As Karen Peterson posed for a picture beside a set of matryoshka dolls in the Russian Tea Room, the midtown-Manhattan restaurant founded by anti-Bolshevik immigrants in 1927, she was in no mood to talk about Vladimir Putin.
Half a world away from the bloody fighting in eastern Ukraine that is ensnaring Russia in its worst diplomatic standoff with the U.S. since the Cold War, business is booming at the Russian Tea Room. Early one afternoon this week, tables were packed with people picking through a menu highlighted by items like the $295 golden osetra caviar, $38 chicken Kiev and $25 Beluga vodka shots.
Since the crisis began with Putin’s annexation of the Crimea peninsula in March, some out-of-town tourists have come looking to talk politics, hostess Anna Zinenko said. The Russian-speaking clients have gone quiet on the conflict, a subject made even more sensitive by last week’s downing of a passenger flight that killed 298 people. They just come to eat, she said.
Several blocks over from the Tea Room, the tables weren’t as full at Russian Samovar, but the sentiment was the same.
“I like the food, I like the culture, I am very confused by the politics,” Paula Place, a Connecticut resident who’s a regular at Manhattan’s Russian restaurants, said as she and her daughters picked through a honey layer cake called medovik.

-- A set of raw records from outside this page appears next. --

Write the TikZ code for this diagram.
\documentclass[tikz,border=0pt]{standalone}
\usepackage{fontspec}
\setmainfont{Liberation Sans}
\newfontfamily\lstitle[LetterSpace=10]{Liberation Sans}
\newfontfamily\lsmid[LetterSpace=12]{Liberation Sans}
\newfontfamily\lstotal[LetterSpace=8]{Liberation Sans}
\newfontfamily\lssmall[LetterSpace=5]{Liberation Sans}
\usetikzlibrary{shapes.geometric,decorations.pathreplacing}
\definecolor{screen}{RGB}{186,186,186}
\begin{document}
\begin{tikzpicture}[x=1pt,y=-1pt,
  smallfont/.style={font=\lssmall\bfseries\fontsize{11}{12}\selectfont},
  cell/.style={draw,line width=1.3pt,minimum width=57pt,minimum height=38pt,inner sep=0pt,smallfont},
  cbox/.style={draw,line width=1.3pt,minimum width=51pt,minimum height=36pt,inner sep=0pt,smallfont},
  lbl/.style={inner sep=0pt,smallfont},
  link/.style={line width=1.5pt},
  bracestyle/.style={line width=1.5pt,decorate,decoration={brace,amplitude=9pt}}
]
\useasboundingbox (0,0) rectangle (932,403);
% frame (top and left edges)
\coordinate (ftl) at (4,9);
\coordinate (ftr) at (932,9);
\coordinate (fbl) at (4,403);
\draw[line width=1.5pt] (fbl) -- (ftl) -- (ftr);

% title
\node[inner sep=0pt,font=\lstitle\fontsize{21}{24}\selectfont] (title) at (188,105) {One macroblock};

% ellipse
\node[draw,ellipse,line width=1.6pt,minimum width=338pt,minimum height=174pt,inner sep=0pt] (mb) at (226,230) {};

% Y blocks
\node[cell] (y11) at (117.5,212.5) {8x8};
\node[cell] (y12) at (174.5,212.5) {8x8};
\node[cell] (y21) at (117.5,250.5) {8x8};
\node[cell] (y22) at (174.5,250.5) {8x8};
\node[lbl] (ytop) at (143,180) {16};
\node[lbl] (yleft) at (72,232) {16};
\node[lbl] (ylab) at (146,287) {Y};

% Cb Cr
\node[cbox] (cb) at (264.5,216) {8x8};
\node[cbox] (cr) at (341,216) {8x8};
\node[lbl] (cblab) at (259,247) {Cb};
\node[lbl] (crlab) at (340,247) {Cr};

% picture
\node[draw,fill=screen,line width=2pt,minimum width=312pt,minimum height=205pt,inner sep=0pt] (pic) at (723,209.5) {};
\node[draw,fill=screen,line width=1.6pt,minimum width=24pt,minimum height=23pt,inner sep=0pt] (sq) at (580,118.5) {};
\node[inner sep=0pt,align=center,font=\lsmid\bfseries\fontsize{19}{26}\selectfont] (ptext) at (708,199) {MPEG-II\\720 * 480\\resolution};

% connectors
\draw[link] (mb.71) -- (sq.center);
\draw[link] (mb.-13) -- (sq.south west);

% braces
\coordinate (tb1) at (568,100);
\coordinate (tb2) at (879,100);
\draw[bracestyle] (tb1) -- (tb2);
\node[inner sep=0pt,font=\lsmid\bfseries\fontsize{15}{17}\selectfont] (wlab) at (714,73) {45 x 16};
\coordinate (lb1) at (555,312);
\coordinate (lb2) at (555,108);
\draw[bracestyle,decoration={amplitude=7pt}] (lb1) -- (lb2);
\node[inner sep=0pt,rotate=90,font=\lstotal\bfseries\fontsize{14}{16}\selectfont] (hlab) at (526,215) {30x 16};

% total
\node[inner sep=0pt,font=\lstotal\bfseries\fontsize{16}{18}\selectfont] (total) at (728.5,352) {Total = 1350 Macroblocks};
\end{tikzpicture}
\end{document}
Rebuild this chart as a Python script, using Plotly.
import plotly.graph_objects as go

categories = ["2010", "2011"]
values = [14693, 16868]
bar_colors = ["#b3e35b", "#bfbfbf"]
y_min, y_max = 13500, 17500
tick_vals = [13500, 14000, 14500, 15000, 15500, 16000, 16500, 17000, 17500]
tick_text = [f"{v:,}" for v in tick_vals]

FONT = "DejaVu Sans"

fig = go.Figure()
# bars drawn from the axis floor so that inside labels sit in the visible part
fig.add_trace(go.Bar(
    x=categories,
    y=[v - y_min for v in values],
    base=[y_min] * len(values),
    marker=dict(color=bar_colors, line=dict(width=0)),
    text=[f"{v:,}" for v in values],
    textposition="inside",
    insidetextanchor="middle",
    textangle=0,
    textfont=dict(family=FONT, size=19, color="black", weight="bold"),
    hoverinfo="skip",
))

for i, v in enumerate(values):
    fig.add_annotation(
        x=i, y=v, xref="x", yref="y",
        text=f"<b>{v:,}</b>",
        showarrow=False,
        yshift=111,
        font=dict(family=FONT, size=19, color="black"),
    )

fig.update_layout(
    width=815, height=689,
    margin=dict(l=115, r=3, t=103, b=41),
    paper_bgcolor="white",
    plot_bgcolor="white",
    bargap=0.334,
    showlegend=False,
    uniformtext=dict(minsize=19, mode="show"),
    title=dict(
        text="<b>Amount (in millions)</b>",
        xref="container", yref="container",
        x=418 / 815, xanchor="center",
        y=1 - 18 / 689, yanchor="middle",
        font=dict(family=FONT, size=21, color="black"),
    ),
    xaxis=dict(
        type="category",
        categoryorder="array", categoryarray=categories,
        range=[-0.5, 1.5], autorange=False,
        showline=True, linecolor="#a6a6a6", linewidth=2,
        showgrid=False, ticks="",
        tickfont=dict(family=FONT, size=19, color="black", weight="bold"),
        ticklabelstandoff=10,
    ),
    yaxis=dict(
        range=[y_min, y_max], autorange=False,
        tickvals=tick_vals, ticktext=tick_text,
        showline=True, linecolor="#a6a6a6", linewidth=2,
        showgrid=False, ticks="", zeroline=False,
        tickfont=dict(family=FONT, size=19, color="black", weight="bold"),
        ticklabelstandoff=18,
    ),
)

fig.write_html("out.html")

Down in Soho, Alisa Savina was overseeing a bustling early-dinner crowd at Korchma Taras Bulba, which specializes in Ukrainian cuisine. She said the conflict has prompted her to change the dining recommendations she gives out. When new customers ask to try an authentic Ukrainian dish, she now steers them to a plate of dumplings stuffed with pre-cooked meat, known as vareniki, rather than borshch soup.
While there’s debate about the origin of borshch — “and that can be viewed as a political question in this environment” — there’s no doubt that this particular vareniki meal is Ukrainian, Savina said. The Russians have a similar dish, but theirs is made with raw meat, and that’s a “huge difference,” she said. Savina should know. She’s Russian.
Over in Brooklyn’s Brighton Beach neighborhood, where Russian words in the Cyrillic alphabet are more common on storefronts than English, sales clerk Lyuba Kornilova was telling grocery store customers one recent afternoon to load up on extra imported caviar. As the U.S. and European Union consider stiffer sanctions against Putin’s administration for aiding the pro-Russian rebels in Ukraine, Kornilova said she’s worried the crisis could lead to import restrictions.
Putin might try to retaliate through trade, she said, “and you may end up buying Canadian caviar, which tastes pretty much like plastic to me.”